Figure scripts:
* * * * * * *

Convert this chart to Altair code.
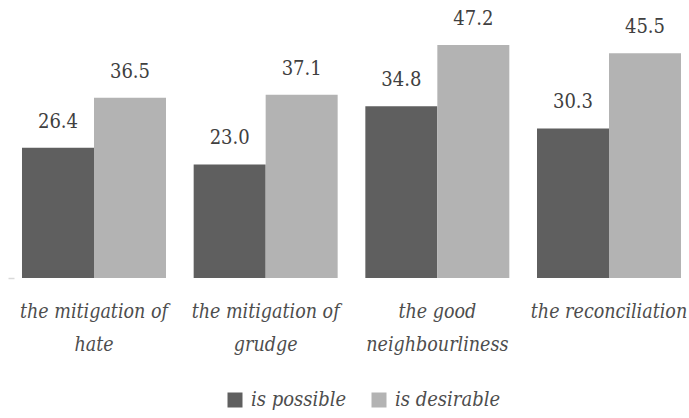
import altair as alt
import pandas as pd

# Survey results: share of respondents (%) per outcome
categories = [
    "the mitigation of\nhate",
    "the mitigation of\ngrudge",
    "the good\nneighbourliness",
    "the reconciliation",
]
series = ["is possible", "is desirable"]
possible = [26.4, 23.0, 34.8, 30.3]
desirable = [36.5, 37.1, 47.2, 45.5]
colors = ["#5f5f5f", "#b3b3b3"]

rows = []
for cat, p, d in zip(categories, possible, desirable):
    rows.append({"category": cat, "series": series[0], "value": p})
    rows.append({"category": cat, "series": series[1], "value": d})
df = pd.DataFrame(rows)

font = "DejaVu Serif Condensed"

x = alt.X(
    "category:N",
    sort=categories,
    scale=alt.Scale(paddingInner=0.1612, paddingOuter=0.0466),
    axis=alt.Axis(
        title=None,
        labelAngle=0,
        domain=False,
        ticks=False,
        tickSize=0,
        labelPadding=24,
        labelFont=font,
        labelFontSize=19.5,
        labelFontStyle="italic",
        labelColor="#4d4d4d",
        labelLineHeight=33,
        labelBaseline="top",
        labelLimit=200,
        labelExpr="split(datum.label, '\\n')",
    ),
)
x_offset = alt.XOffset("series:N", sort=series, scale=alt.Scale(paddingInner=0, paddingOuter=0))
y = alt.Y(
    "value:Q",
    scale=alt.Scale(domain=[0, 56.3], nice=False, zero=True),
    axis=alt.Axis(
        title=None,
        labels=False,
        domain=False,
        grid=False,
        values=[0],
        tickSize=6,
        tickColor="#d9d9d9",
        tickWidth=1.5,
    ),
)

bars = alt.Chart(df).mark_bar().encode(
    x=x,
    xOffset=x_offset,
    y=y,
    color=alt.Color(
        "series:N",
        sort=series,
        scale=alt.Scale(domain=series, range=colors),
        legend=alt.Legend(
            title=None,
            orient="none",
            direction="horizontal",
            legendX=211,
            legendY=390,
            padding=0,
            symbolType="square",
            symbolSize=225,
            symbolStrokeWidth=0,
            symbolOpacity=1,
            labelFont=font,
            labelFontSize=20,
            labelFontStyle="italic",
            labelColor="#4d4d4d",
            labelOffset=6,
            columnPadding=22,
        ),
    ),
)

labels = alt.Chart(df).mark_text(
    font=font,
    fontSize=20,
    color="#404040",
    baseline="alphabetic",
    dy=-20,
).encode(
    x=alt.X("category:N", sort=categories),
    xOffset=alt.XOffset("series:N", sort=series),
    y="value:Q",
    text=alt.Text("value:Q", format=".1f"),
)

chart = (
    alt.layer(bars, labels)
    .properties(
        width=675,
        height=278,
        autosize=alt.AutoSizeParams(type="none"),
        padding={"left": 14, "top": 0, "right": 0, "bottom": 140},
        background="white",
    )
    .configure(font=font)
    .configure_view(strokeWidth=0)
)

chart.save("out.html", embed_options={"renderer": "svg", "actions": False})
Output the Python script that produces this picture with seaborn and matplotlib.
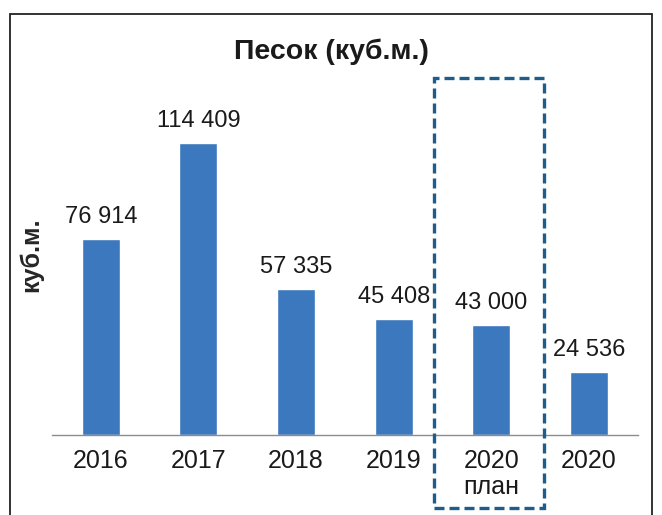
import matplotlib
matplotlib.use("Agg")
import matplotlib.pyplot as plt
import matplotlib.patches as mpatches
import matplotlib.transforms as mtransforms
import seaborn as sns
import pandas as pd

# data
categories = ["2016", "2017", "2018", "2019", "2020\nплан", "2020"]
volumes = [76914, 114409, 57335, 45408, 43000, 24536]

df = pd.DataFrame({"year": categories, "volume": volumes})

sns.set_style("white")
plt.rcParams["font.family"] = ["Liberation Sans", "DejaVu Sans"]

fig = plt.figure(figsize=(6.62, 5.15), dpi=100)
ax = fig.add_axes([0.0785, 0.1553, 0.885, 0.699])

sns.barplot(data=df, x="year", y="volume", order=categories, color="#3b78bd",
            saturation=1, width=0.39, ax=ax)

ax.set_xlim(-0.5, len(categories) - 0.5)
ax.set_ylim(0, 141000)
ax.set_yticks([])
ax.set_xlabel("")
ax.set_ylabel("куб.м.", fontsize=18, fontweight="bold", labelpad=6)

for side in ["left", "right", "top"]:
    ax.spines[side].set_visible(False)
ax.spines["bottom"].set_color("#8c8c8c")
ax.spines["bottom"].set_linewidth(1.0)

ax.tick_params(axis="x", which="major", length=0, pad=10, labelsize=18, colors="#1a1a1a")
for lbl in ax.get_xticklabels():
    lbl.set_linespacing(1.12)
ax.set_xticks([i - 0.5 for i in range(len(categories) + 1)], minor=True)
ax.tick_params(axis="x", which="minor", length=5, direction="out", color="#8c8c8c")

ax.bar_label(ax.containers[0],
             labels=[f"{v:,}".replace(",", " ") for v in volumes],
             padding=8, fontsize=17, color="#1a1a1a")

fig.text(0.5, 0.9, "Песок (куб.м.)", ha="center", va="center",
         fontsize=20.5, fontweight="bold", color="#1a1a1a")

# dashed box around the plan column
blend = mtransforms.blended_transform_factory(ax.transData, fig.transFigure)
plan_idx = 4
box = mpatches.Rectangle((plan_idx - 0.585, 1 - 508 / 515), 1.125, 430 / 515,
                         transform=blend, fill=False, edgecolor="#1e5d8a",
                         linewidth=2.4, linestyle=(0, (3, 1.5)), clip_on=False)
fig.add_artist(box)

# outer frame of the picture
frame = mpatches.Rectangle((10 / 662, -0.05), 642 / 662, 1.05 - 14 / 515,
                           transform=fig.transFigure, fill=False,
                           edgecolor="#222222", linewidth=1.3)
fig.add_artist(frame)

fig.savefig("out.png", dpi=100)
plt.close(fig)
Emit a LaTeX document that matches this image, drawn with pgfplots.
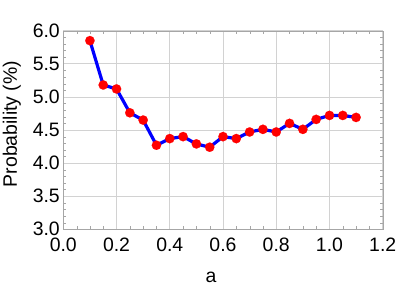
\documentclass[border=0pt]{standalone}
\usepackage{pgfplots}
\pgfplotsset{compat=1.18}
\usepackage{fontspec}
\setmainfont{Liberation Sans}
\begin{document}
\begin{tikzpicture}
\path[use as bounding box] (-63.3bp,-58.7bp) rectangle (351.7bp,229.3bp);
\begin{axis}[
  at={(0,0)}, anchor=south west,
  scale only axis, width=319.4bp, height=198.6bp,
  xmin=0, xmax=1.2, ymin=3, ymax=6,
  xtick={0,0.2,...,1.2}, ytick={3,3.5,...,6},
  minor x tick num=3, minor y tick num=4,
  /pgf/number format/fixed, /pgf/number format/fixed zerofill, /pgf/number format/precision=1,
  /pgf/number format/assume math mode=true,
  tick label style={font=\fontsize{19.5}{20}\selectfont, black},
  xticklabel style={anchor=base, yshift=-22.4bp},
  yticklabel style={anchor=east, inner xsep=0pt, xshift=-3.3bp},
  xticklabel shift=0pt, yticklabel shift=0pt,
  xlabel={a}, ylabel={Probability (\%)},
  every axis x label/.style={at={([yshift=-52.7bp]axis description cs:0.4624,0)}, anchor=base, font=\fontsize{19.5}{20}\selectfont, black},
  every axis y label/.style={at={([xshift=-46.3bp]axis description cs:0,0.530)}, anchor=base, rotate=90, font=\fontsize{19.5}{20}\selectfont, black},
  axis line style={gray!70},
  grid=major, major grid style={gray!35, line width=0.8bp},
  major tick length=0pt, minor tick length=3bp,
  minor tick style={gray!70},
  tick align=inside,
  clip=false,
]
\addplot[blue, line width=3.2bp, mark=*, mark size=4.7bp, mark options={draw=red, fill=red, line width=0.1bp}]
coordinates {
(0.10,5.85) (0.15,5.18) (0.20,5.12) (0.25,4.76) (0.30,4.65) (0.35,4.27)
(0.40,4.37) (0.45,4.40) (0.50,4.29) (0.55,4.24) (0.60,4.40) (0.65,4.37)
(0.70,4.47) (0.75,4.51) (0.80,4.47) (0.85,4.60) (0.90,4.51) (0.95,4.66)
(1.00,4.72) (1.05,4.72) (1.10,4.69)
};
\end{axis}
\end{tikzpicture}
\end{document}
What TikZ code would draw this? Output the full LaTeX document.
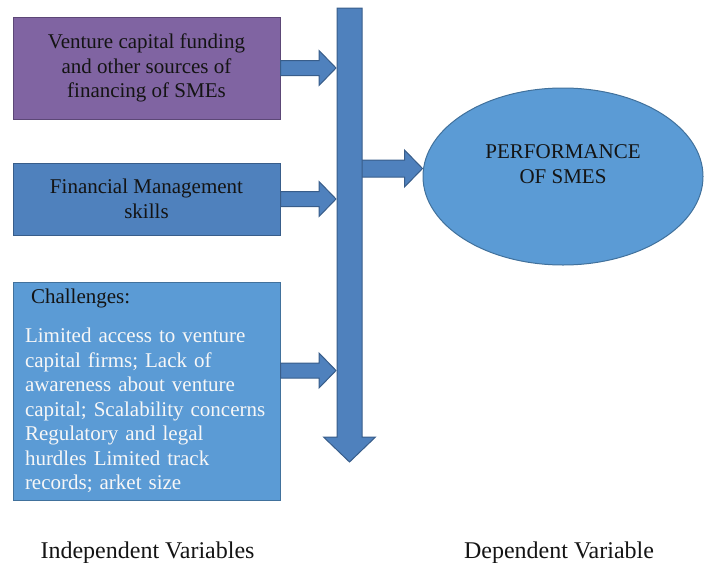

* * * * * * *

* [Aim of the exercise]
Which lines include "LaTeX"? Copy each of them out.

* [Response to the exercise]
Emit a LaTeX document that matches this image, drawn with pgfplots.
What TikZ code would draw this? Output the full LaTeX document.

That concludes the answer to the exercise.